Rastro salvaje
Caminando un martes cualquiera, a las cuatro de la mañana, por la calle Bordadores, y después doblando por Arenal, se vienen pensamientos no formulados durante el día y hay una matemática extraña, a contrapelo, marginal si se quiere, de trastienda húmeda de local que se alquila. Madrid es una extensión de una pequeña membrana, guarda su pueblo chico, sus caras de otras veces, su historia más allá de un Zara. Estamos jugando a sobrevivir otro septiembre, sin más presente que La muerte, junto a tarjeteros, lateros y floristas: la cara desdentada de la capital: aquello de lo que no se habla y solo entiendes cuando estalla. Vidas y países se juntan en el hormiguero de Sol, erasmus cachondos y proxenetas. Cada cual se hace dueño de su esquina y decide a cuánto pone el culo, para pagar los libros de sus hijos o irse al carajo. Dinero para cobrar y dinero para gastar. La rosa o una nalga sangrando de un navajazo. El secreto está en la posición, escoger la mejor ventana para tu francotirador y no soltar más que las palabras precisas. Y claro está, saber a quién apuntas. Esto es lo que hay en una economía libre de mercado -Popper lloraría conmigo-, lo demás ya lo conocen, puro espectáculo.
Hecho el trabajo y con la pasta apretada en los vaqueros, vuelvo a casa sin prisas, sabiendo que, todavía, queda tiempo para que los del primer turno se levanten. Esa hora, decía un locutor de radio, en la que el olor a champú se mezcla con el olor a whisky en los ascensores de las emisoras. En la franja de tres a cinco de la mañana puede pasar cualquier cosa. Es el quinto sueño despierto, donde otro tipo de sensaciones andan al acecho, señales que jamás verán los que solo viven el día. Momento para los mejores ladrones de ideas, para forzar puertas que se resisten. Al cruzarme con un mendigo, ya por Cibeles, de perfil duro y bigote negro, recuerdo que Nietzsche dejó escrito que las grandes ideas nacen al aire libre, paseando, saliendo de las cajas de cerillas en las que dormimos, de las que él tanto se reía desde lo alto de las montañas. Hay algo que se interacciona entre las piernas y la cabeza, como una gasolina especial para pensar que, para otro día, nos lo tendrá que explicar mejor alguien de ciencias. Es como ese mantra que se repite cuando se camina por el campo: el chasquido de la arena si se va en silencio, produce un placer mortal a los oídos, los tímpanos se deshacen en música acuática.
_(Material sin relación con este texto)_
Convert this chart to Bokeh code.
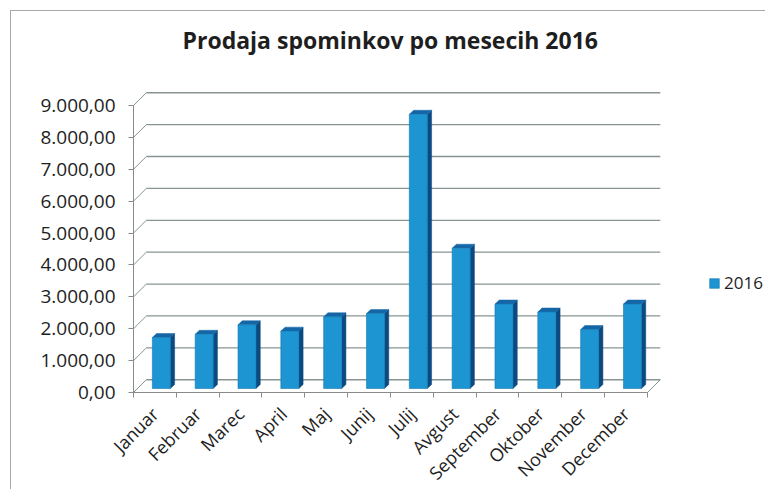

El mal de aurora ataca como dice mi maldito. Me despido. Cuando despierte alguien habrá leído este escrito, como si fuese un rastro de vino o de sangre que ha dejado la noche. No hay nadie inocente, lo siento. Los hay menos culpables: los que se paran un momento y vuelven a casa por un camino distinto, aunque sea más largo. Los que viven la repetición de lo que merece la pena como algo sagrado. Los que sin que nadie les pague, siguen a su estrella hasta el punto final.